Although not specifically addressing Carelon, Vibrant acknowledged the impact a lack of training might have on 988 centers.

“If there is a lack of training, there is absolutely a possibility of organizational disintegration,” David Obergfell, Vibrant’s assistant vice president of 988 center engagement, told ABC News.

Rodriguez said the limited training and long hours weighed on her. Even after months on the line, she said questioned her abilities.

“Am I capable,” Rodriguez said she would ask herself. “Am I competent?”

According to the 2022 SAMHSA report, a “sense of failure” is also commonly associated with burnout. For Rodriguez, at a certain point, she said these concerns became personal.

“I [started] feeling like if my parents called, or if someone else I loved called, I would be highly upset if I found out someone answering on the end of the call has not been trained properly to do the job,” Rodriguez said.

“They’re calling a line for hope”

For Mosby, Rodriguez and Aaron, their feelings of inadequate training combined with the pressures of the job gradually caught up.

Rodriguez, like Mosby, said she’s been fighting overwhelming anxiety, panic attacks and nightmares. Aaron said she also, at times, has had a difficult time coping with situations that are deeply triggering.

According to SAMHSA, burnout has close and potentially long-lasting ties to one’s one well-being.

“Helping people in crisis can take a toll,” SAMHSA’s Johnson wrote to ABC News. “In many cases, [988 operators are] talking to people on the worst days of their lives.”

Rodriguez said she eventually mustered the courage, for her sake, to air these challenges to a supervisor.

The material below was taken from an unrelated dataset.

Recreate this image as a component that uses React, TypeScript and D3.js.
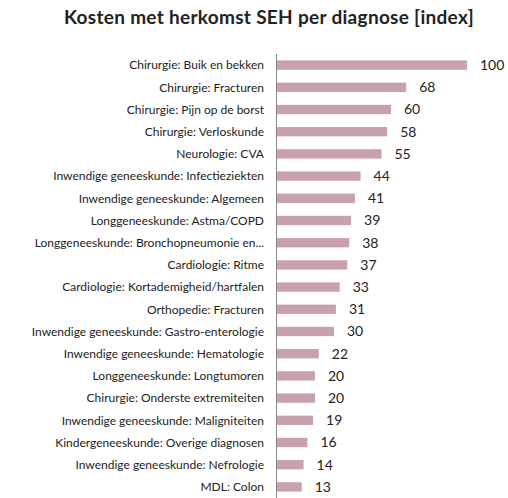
import React, { useEffect, useRef } from 'react';
import * as d3 from 'd3';

const diagnoses = [
  "Chirurgie: Buik en bekken",
  "Chirurgie: Fracturen",
  "Chirurgie: Pijn op de borst",
  "Chirurgie: Verloskunde",
  "Neurologie: CVA",
  "Inwendige geneeskunde: Infectieziekten",
  "Inwendige geneeskunde: Algemeen",
  "Longgeneeskunde: Astma/COPD",
  "Longgeneeskunde: Bronchopneumonie en...",
  "Cardiologie: Ritme",
  "Cardiologie: Kortademigheid/hartfalen",
  "Orthopedie: Fracturen",
  "Inwendige geneeskunde: Gastro-enterologie",
  "Inwendige geneeskunde: Hematologie",
  "Longgeneeskunde: Longtumoren",
  "Chirurgie: Onderste extremiteiten",
  "Inwendige geneeskunde: Maligniteiten",
  "Kindergeneeskunde: Overige diagnosen",
  "Inwendige geneeskunde: Nefrologie",
  "MDL: Colon",
];

const indexValues = [100, 68, 60, 58, 55, 44, 41, 39, 38, 37, 33, 31, 30, 22, 20, 20, 19, 16, 14, 13];

const chartTitle = "Kosten met herkomst SEH per diagnose [index]";

export default function App() {
  const svgRef = useRef<SVGSVGElement>(null);

  useEffect(() => {
    if (!svgRef.current) return;
    const width = 508;
    const height = 498;
    const axisX = 276;

    const svg = d3.select(svgRef.current)
      .attr("width", width)
      .attr("height", height);
    svg.selectAll("*").remove();

    const font = "Lato, 'Open Sans', sans-serif";

    svg.append("text")
      .attr("x", 269)
      .attr("y", 24)
      .attr("text-anchor", "middle")
      .attr("font-family", font)
      .attr("font-weight", "bold")
      .attr("font-size", "19px")
      .attr("letter-spacing", "0.3px")
      .attr("fill", "#222")
      .text(chartTitle);

    const x = d3.scaleLinear().domain([0, 100]).range([axisX + 1, axisX + 191]);
    const y = d3.scaleBand<string>().domain(diagnoses).range([54, 498]).paddingInner(0.58).paddingOuter(0.29);

    const rows = diagnoses.map((d, i) => ({ name: d, value: indexValues[i] }));

    svg.selectAll(".bar")
      .data(rows)
      .enter()
      .append("rect")
      .attr("class", "bar")
      .attr("x", x(0))
      .attr("y", (d) => y(d.name)!)
      .attr("width", (d) => x(d.value) - x(0))
      .attr("height", y.bandwidth())
      .attr("fill", "#C9A0AE");

    svg.selectAll(".cat")
      .data(rows)
      .enter()
      .append("text")
      .attr("class", "cat")
      .attr("x", axisX - 12)
      .attr("y", (d) => y(d.name)! + y.bandwidth() / 2)
      .attr("dy", "0.35em")
      .attr("text-anchor", "end")
      .attr("font-family", font)
      .attr("font-size", "12px")
      .attr("fill", "#222")
      .text((d) => d.name);

    svg.selectAll(".val")
      .data(rows)
      .enter()
      .append("text")
      .attr("class", "val")
      .attr("x", (d) => x(d.value) + 13)
      .attr("y", (d) => y(d.name)! + y.bandwidth() / 2)
      .attr("dy", "0.35em")
      .attr("font-family", font)
      .attr("font-size", "14px")
      .attr("fill", "#222")
      .text((d) => d.value);

    svg.append("line")
      .attr("x1", axisX + 0.5)
      .attr("x2", axisX + 0.5)
      .attr("y1", 54)
      .attr("y2", 498)
      .attr("stroke", "#888")
      .attr("stroke-width", 1);
  }, []);

  return (
    <div style={{ position: "absolute", left: 0, top: 0 }}>
      <svg ref={svgRef} style={{ display: "block", background: "#fff" }}></svg>
    </div>
  );
}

She’s been struggling, she told them, as have her colleagues, and she thought that was a reason some were choosing to leave.

But, in contrast to SAMHSA’s 2020 guidance, Rodriguez said her supervisor responded by saying that “some people just weren’t meant for the job.”

“[We] consistently uphold the standards and training at our call centers,” Gaines, at Carelon, wrote to ABC News.

In January, Vibrant and Carelon parted ways after failing to agree on the terms of contract renewal. Carelon continues to provide services to a handful of state partners.

“Vibrant Emotional Health is well-equipped to manage natural evolution within the 988 Lifeline network,” Jaffar, at Vibrant, wrote to ABC News.

Experienced altogether, the challenges faced by hotline workers have forced a reckoning among people such as Mosby, Rodriguez and Aaron.

Mosby left the job in September. She said she doesn’t know if, or when, she’ll reenter behavioral health work.

Given how much working the line has impacted her own well-being, Rodriguez said she also struggled. In October, Rodriguez said she’d ideally like to find another job sooner rather than later.

“If I could leave tomorrow,” she said at the time, “I would.”

Rodriguez recently told ABC News she left her job by early January.

Still, 988 continues to fill a critical void in providing mental health services, she said. Over and over, Rodriguez said she’s witnessed firsthand how much the line can help people. Rodriguez said she also continues to encourage people to call 988, especially given how few other options may be available for so many.

“They’re calling a line for hope,” Rodriguez said.

If you or a loved one is struggling with a mental health crisis or considering suicide, call or text 988.